Several archetypes can do absolutely ridiculous things, but they tend to be unable to do the things that similar archetypes in Duelyst CAN. MTG’s aggro decks consistently run out of steam and have pathetic midgame, whereas Duelyst’s aggro variants have card engines and powerful midgame cards like Makantor.
MTG’s control decks are never fast and take time to set up their inevitable win con, while Duelyst control-skewed decks, like Fast Cass, can have a potent early game and even threaten at least some damage early, while having multiple alternate win cons and great sustain.
With MTG, you generally can either “go wide” (swarm) or “go tall” (big beasties) but competitive formats rarely have decks where you can do BOTH. On the other hand, the silent uptrend of Big Lilithe decks that are seeping into the S-rank meta prove that you CAN do both in Duelyst. These elements prompt some players to go as far as to say that Duelyst archetypes are no more than arbitrary namesakes and therefore meaningless.
On the surface, Duelyst’s balance is completely out of whack. But here’s why - in this game - I think aggro archetypes need a midgame comeback, why control-skewed decks need faster plays, and basically why Duelyst decks in general need cards that allow for such things:
Duelyst doesn’t have a sideboard.
For those who don’t know what a sideboard is, in MTG its a reserve of 15 cards than you can substitute with components in your main 60-card deck to mitigate bad match ups, to make it faster or more removal heavy and such and such (and you can only utilise the sideboard after concluding the first match with an opponent). The sideboard can exist in a game where the victor is decided over the multiple games, not in all-in-or-nothing one off matches such as Duelyst. Artefact Defiler, for instance, is worthless because its far too specific a tech card in a sideboard-less game.
If Duelyst went the MTG route of balancing powerful cards, with no sideboard, a few things could happen. Control-esque decks might cease to exist because you remove the massive tempo swing cards it utterly needs to sustain against turbo aggression. Dull the available card engines too much, and aggro decks become one trick ponies that completely stagnate past turn 4, regardless of the matchup. And on and on it goes.

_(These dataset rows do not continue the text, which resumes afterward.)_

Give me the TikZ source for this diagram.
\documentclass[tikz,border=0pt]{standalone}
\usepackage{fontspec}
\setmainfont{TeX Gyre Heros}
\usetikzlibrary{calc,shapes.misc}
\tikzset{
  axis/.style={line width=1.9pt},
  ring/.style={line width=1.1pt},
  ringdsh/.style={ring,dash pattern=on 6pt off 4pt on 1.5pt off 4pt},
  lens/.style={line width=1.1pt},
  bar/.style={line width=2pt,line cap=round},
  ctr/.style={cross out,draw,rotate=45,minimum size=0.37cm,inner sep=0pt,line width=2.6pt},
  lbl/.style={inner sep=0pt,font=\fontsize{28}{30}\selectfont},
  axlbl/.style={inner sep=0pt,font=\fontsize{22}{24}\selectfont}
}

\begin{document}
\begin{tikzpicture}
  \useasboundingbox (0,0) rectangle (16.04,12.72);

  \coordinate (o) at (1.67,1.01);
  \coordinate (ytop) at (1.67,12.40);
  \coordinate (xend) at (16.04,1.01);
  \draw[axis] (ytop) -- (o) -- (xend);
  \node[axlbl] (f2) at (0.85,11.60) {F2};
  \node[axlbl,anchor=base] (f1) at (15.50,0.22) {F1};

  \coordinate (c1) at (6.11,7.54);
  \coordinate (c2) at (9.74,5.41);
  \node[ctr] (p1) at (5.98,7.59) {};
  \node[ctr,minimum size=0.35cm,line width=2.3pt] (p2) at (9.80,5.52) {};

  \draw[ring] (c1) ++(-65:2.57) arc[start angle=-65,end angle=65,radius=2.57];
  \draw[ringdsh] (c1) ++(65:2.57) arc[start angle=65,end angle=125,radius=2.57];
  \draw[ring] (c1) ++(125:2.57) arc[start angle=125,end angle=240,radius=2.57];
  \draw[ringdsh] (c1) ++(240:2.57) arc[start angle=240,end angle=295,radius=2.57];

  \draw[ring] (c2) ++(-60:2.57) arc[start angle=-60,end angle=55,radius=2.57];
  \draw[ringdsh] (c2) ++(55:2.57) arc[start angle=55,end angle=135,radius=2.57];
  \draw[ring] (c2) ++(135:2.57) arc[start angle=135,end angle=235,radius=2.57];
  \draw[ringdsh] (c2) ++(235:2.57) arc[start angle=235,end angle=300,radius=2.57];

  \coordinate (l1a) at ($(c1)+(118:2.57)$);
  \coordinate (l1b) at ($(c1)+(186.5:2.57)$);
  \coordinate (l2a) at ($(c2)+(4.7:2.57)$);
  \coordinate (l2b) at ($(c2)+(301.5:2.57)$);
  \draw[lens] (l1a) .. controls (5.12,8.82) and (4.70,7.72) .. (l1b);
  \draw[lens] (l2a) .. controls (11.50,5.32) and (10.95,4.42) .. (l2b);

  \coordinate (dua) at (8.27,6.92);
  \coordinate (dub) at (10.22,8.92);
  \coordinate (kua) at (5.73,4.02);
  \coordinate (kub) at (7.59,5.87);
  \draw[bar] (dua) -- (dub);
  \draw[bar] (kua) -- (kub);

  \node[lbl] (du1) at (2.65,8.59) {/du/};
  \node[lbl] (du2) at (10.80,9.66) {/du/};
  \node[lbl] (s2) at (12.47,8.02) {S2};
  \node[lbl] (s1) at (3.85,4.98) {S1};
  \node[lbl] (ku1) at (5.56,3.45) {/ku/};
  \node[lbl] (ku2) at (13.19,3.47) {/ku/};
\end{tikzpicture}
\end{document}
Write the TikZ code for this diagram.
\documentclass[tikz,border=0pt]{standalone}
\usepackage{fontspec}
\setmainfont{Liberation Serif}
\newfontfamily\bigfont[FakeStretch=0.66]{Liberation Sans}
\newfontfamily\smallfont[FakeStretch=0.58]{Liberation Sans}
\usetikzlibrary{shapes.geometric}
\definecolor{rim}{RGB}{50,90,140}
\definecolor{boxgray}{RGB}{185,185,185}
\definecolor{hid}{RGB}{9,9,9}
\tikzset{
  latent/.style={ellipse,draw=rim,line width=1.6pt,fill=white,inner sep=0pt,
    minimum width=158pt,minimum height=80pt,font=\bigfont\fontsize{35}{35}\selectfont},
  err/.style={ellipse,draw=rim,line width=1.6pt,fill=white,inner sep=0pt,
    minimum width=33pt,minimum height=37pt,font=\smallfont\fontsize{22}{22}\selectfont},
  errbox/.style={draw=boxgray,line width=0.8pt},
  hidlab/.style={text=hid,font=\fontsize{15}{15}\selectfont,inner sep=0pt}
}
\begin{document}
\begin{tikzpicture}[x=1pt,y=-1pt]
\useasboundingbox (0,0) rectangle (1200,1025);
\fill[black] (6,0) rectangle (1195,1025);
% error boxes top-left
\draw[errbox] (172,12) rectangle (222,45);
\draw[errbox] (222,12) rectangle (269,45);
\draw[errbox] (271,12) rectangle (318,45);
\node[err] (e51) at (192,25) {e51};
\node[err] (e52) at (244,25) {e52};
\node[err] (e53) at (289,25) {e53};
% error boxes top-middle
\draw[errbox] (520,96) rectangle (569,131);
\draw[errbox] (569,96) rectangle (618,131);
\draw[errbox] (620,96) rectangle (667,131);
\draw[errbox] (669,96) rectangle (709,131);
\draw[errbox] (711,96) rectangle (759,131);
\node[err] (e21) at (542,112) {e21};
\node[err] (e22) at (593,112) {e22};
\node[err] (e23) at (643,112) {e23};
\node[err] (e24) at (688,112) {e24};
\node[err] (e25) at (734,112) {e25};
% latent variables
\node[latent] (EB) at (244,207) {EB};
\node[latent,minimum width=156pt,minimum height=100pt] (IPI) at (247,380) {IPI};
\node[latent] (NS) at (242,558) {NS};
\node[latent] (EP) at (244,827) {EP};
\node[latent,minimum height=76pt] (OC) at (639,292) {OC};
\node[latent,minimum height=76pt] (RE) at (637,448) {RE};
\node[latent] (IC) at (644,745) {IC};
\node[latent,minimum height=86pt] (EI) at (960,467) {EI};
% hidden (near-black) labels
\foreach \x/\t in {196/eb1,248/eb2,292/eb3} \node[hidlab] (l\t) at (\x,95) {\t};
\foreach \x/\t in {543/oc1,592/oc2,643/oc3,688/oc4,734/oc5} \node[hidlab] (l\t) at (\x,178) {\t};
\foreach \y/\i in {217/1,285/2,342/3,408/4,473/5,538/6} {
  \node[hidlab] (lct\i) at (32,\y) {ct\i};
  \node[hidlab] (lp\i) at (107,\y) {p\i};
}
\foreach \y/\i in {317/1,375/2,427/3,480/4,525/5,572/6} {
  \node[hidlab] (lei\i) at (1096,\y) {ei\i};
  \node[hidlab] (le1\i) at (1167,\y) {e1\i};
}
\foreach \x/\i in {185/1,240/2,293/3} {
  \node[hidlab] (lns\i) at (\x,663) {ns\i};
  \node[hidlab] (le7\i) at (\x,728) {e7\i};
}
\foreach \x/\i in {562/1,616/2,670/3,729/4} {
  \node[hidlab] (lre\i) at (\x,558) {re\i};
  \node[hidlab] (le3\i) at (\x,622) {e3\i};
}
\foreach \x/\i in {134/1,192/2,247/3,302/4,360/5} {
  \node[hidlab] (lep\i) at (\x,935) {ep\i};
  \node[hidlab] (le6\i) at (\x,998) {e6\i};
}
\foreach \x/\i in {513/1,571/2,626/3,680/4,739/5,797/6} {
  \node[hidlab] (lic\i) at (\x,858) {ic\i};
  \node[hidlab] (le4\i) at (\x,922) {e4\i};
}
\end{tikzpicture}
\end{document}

Games like MTG can afford to run very archetype focused decks (aggro with no midgame potential, for instance) because the sideboard exists and the fact that the winner is decided in a best of three.
In Duelyst, the game needs to balanced in such a way that it accommodates various archetypes that feel very different to play from one another, while at the same time making sure these multiple archetypes can generally compete in all-or-nothing singleton games.
I’m not denying that this game has some balancing issues, though remember that games like this one are monumentally difficult to balance and probably impossible to approach a state of equilibrium where all decks are good and viable.
But powerful tools like Holy Immolation, Aymara Healer, Mandrake, Makantor, Dioltas, Grandmaster Zendo and even incredible utility cards that can be used in multiple ways need to exist precisely because Duelyst can’t afford to NOT include cards that disallow decks to comeback or make plays at any stage in a match, given that it is a sideboard-less game.
Apologies for the long post. Please do post your counterpoints, expand on the discussion or even just vehemently insult my stupidity or potentially misguided thoughts. I would love opinions from all corners of the thought spectrum. Thanks for taking the time if you did read! XD
TL;DR: I believe Duelyst needs these perceived “ridiculous cards” and powerful multi-purpose tools as it allows multiple archetypes to have in-built solutions to deal with a wide pool of decks in this all-in-or-nothing, sideboard-less game.